What is needed —
Write out the listing below exactly, and omit any images you find in it.
─── Data excerpt
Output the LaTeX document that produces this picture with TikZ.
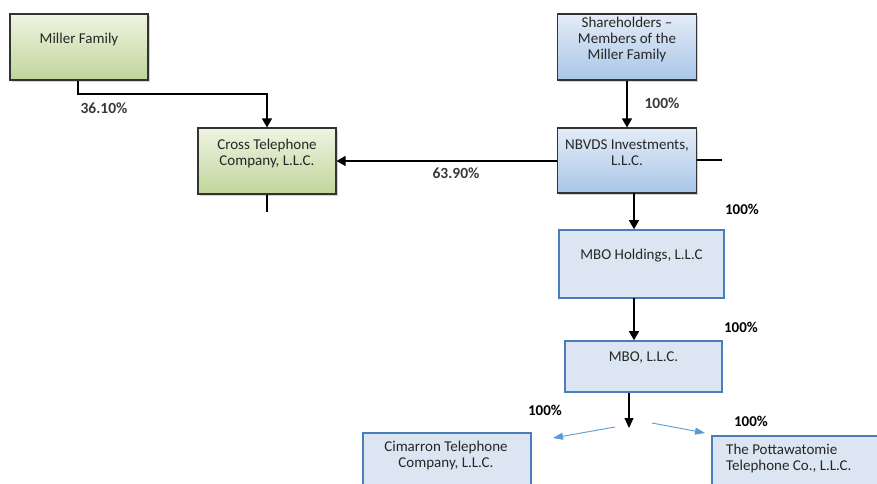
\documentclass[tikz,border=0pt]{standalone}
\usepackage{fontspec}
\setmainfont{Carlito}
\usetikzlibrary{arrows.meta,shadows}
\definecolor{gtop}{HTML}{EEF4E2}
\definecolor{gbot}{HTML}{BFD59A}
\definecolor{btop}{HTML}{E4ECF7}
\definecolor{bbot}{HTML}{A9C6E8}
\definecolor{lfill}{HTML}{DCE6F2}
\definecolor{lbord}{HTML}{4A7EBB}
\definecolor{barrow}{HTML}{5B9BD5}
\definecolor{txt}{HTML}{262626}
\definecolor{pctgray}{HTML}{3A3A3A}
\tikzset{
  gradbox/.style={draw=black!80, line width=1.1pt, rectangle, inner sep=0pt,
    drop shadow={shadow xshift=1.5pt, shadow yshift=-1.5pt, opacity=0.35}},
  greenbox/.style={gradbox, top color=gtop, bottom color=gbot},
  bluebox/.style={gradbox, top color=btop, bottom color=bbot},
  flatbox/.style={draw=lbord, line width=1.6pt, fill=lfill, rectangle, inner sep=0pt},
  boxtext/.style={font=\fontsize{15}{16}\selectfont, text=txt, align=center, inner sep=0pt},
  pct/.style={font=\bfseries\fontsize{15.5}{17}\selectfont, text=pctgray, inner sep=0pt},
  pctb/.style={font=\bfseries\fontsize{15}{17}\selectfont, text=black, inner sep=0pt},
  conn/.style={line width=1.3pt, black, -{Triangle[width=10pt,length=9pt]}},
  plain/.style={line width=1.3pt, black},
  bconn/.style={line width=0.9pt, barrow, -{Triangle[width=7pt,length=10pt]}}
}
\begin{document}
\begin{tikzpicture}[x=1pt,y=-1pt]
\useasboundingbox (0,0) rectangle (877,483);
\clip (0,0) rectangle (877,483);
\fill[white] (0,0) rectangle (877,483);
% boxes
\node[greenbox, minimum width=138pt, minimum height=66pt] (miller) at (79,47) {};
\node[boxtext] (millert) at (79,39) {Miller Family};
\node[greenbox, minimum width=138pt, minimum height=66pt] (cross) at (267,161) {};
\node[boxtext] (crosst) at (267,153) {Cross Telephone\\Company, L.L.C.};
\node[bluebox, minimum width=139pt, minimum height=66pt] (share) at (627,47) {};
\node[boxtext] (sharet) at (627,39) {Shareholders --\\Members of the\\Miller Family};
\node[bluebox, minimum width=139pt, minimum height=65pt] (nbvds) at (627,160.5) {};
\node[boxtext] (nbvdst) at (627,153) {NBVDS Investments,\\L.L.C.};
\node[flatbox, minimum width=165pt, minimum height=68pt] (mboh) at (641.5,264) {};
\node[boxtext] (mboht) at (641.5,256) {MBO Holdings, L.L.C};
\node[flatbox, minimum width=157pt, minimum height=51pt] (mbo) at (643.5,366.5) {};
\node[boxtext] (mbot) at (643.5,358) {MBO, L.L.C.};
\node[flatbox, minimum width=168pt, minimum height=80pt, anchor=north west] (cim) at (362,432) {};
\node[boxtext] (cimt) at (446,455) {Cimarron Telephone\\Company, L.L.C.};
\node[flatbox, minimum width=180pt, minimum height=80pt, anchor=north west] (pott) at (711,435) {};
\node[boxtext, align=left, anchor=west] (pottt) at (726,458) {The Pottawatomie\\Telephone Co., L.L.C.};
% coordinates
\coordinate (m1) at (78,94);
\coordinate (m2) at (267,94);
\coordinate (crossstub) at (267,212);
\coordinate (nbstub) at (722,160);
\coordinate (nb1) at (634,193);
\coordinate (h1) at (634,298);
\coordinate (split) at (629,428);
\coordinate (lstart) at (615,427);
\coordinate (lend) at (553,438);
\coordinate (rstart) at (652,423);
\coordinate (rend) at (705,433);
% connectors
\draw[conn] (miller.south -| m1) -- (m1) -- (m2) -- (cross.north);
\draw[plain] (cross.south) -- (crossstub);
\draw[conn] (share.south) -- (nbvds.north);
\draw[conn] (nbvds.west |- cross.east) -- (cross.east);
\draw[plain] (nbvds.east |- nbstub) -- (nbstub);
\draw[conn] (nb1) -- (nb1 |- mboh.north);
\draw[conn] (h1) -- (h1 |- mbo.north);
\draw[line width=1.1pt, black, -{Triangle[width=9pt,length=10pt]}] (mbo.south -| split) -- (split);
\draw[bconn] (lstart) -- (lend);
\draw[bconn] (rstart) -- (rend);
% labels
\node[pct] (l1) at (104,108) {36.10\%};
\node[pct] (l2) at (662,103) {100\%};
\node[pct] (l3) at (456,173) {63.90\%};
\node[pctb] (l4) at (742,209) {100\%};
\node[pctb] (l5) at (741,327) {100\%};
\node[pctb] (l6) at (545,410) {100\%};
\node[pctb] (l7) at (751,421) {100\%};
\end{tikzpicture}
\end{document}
──────
In response —
Output the LaTeX document that produces this picture with TikZ.
\documentclass[tikz,border=0pt]{standalone}
\usepackage{fontspec}
\setmainfont{Carlito}
\usetikzlibrary{arrows.meta,shadows}
\definecolor{gtop}{HTML}{EEF4E2}
\definecolor{gbot}{HTML}{BFD59A}
\definecolor{btop}{HTML}{E4ECF7}
\definecolor{bbot}{HTML}{A9C6E8}
\definecolor{lfill}{HTML}{DCE6F2}
\definecolor{lbord}{HTML}{4A7EBB}
\definecolor{barrow}{HTML}{5B9BD5}
\definecolor{txt}{HTML}{262626}
\definecolor{pctgray}{HTML}{3A3A3A}
\tikzset{
  gradbox/.style={draw=black!80, line width=1.1pt, rectangle, inner sep=0pt,
    drop shadow={shadow xshift=1.5pt, shadow yshift=-1.5pt, opacity=0.35}},
  greenbox/.style={gradbox, top color=gtop, bottom color=gbot},
  bluebox/.style={gradbox, top color=btop, bottom color=bbot},
  flatbox/.style={draw=lbord, line width=1.6pt, fill=lfill, rectangle, inner sep=0pt},
  boxtext/.style={font=\fontsize{15}{16}\selectfont, text=txt, align=center, inner sep=0pt},
  pct/.style={font=\bfseries\fontsize{15.5}{17}\selectfont, text=pctgray, inner sep=0pt},
  pctb/.style={font=\bfseries\fontsize{15}{17}\selectfont, text=black, inner sep=0pt},
  conn/.style={line width=1.3pt, black, -{Triangle[width=10pt,length=9pt]}},
  plain/.style={line width=1.3pt, black},
  bconn/.style={line width=0.9pt, barrow, -{Triangle[width=7pt,length=10pt]}}
}
\begin{document}
\begin{tikzpicture}[x=1pt,y=-1pt]
\useasboundingbox (0,0) rectangle (877,483);
\clip (0,0) rectangle (877,483);
\fill[white] (0,0) rectangle (877,483);
% boxes
\node[greenbox, minimum width=138pt, minimum height=66pt] (miller) at (79,47) {};
\node[boxtext] (millert) at (79,39) {Miller Family};
\node[greenbox, minimum width=138pt, minimum height=66pt] (cross) at (267,161) {};
\node[boxtext] (crosst) at (267,153) {Cross Telephone\\Company, L.L.C.};
\node[bluebox, minimum width=139pt, minimum height=66pt] (share) at (627,47) {};
\node[boxtext] (sharet) at (627,39) {Shareholders --\\Members of the\\Miller Family};
\node[bluebox, minimum width=139pt, minimum height=65pt] (nbvds) at (627,160.5) {};
\node[boxtext] (nbvdst) at (627,153) {NBVDS Investments,\\L.L.C.};
\node[flatbox, minimum width=165pt, minimum height=68pt] (mboh) at (641.5,264) {};
\node[boxtext] (mboht) at (641.5,256) {MBO Holdings, L.L.C};
\node[flatbox, minimum width=157pt, minimum height=51pt] (mbo) at (643.5,366.5) {};
\node[boxtext] (mbot) at (643.5,358) {MBO, L.L.C.};
\node[flatbox, minimum width=168pt, minimum height=80pt, anchor=north west] (cim) at (362,432) {};
\node[boxtext] (cimt) at (446,455) {Cimarron Telephone\\Company, L.L.C.};
\node[flatbox, minimum width=180pt, minimum height=80pt, anchor=north west] (pott) at (711,435) {};
\node[boxtext, align=left, anchor=west] (pottt) at (726,458) {The Pottawatomie\\Telephone Co., L.L.C.};
% coordinates
\coordinate (m1) at (78,94);
\coordinate (m2) at (267,94);
\coordinate (crossstub) at (267,212);
\coordinate (nbstub) at (722,160);
\coordinate (nb1) at (634,193);
\coordinate (h1) at (634,298);
\coordinate (split) at (629,428);
\coordinate (lstart) at (615,427);
\coordinate (lend) at (553,438);
\coordinate (rstart) at (652,423);
\coordinate (rend) at (705,433);
% connectors
\draw[conn] (miller.south -| m1) -- (m1) -- (m2) -- (cross.north);
\draw[plain] (cross.south) -- (crossstub);
\draw[conn] (share.south) -- (nbvds.north);
\draw[conn] (nbvds.west |- cross.east) -- (cross.east);
\draw[plain] (nbvds.east |- nbstub) -- (nbstub);
\draw[conn] (nb1) -- (nb1 |- mboh.north);
\draw[conn] (h1) -- (h1 |- mbo.north);
\draw[line width=1.1pt, black, -{Triangle[width=9pt,length=10pt]}] (mbo.south -| split) -- (split);
\draw[bconn] (lstart) -- (lend);
\draw[bconn] (rstart) -- (rend);
% labels
\node[pct] (l1) at (104,108) {36.10\%};
\node[pct] (l2) at (662,103) {100\%};
\node[pct] (l3) at (456,173) {63.90\%};
\node[pctb] (l4) at (742,209) {100\%};
\node[pctb] (l5) at (741,327) {100\%};
\node[pctb] (l6) at (545,410) {100\%};
\node[pctb] (l7) at (751,421) {100\%};
\end{tikzpicture}
\end{document}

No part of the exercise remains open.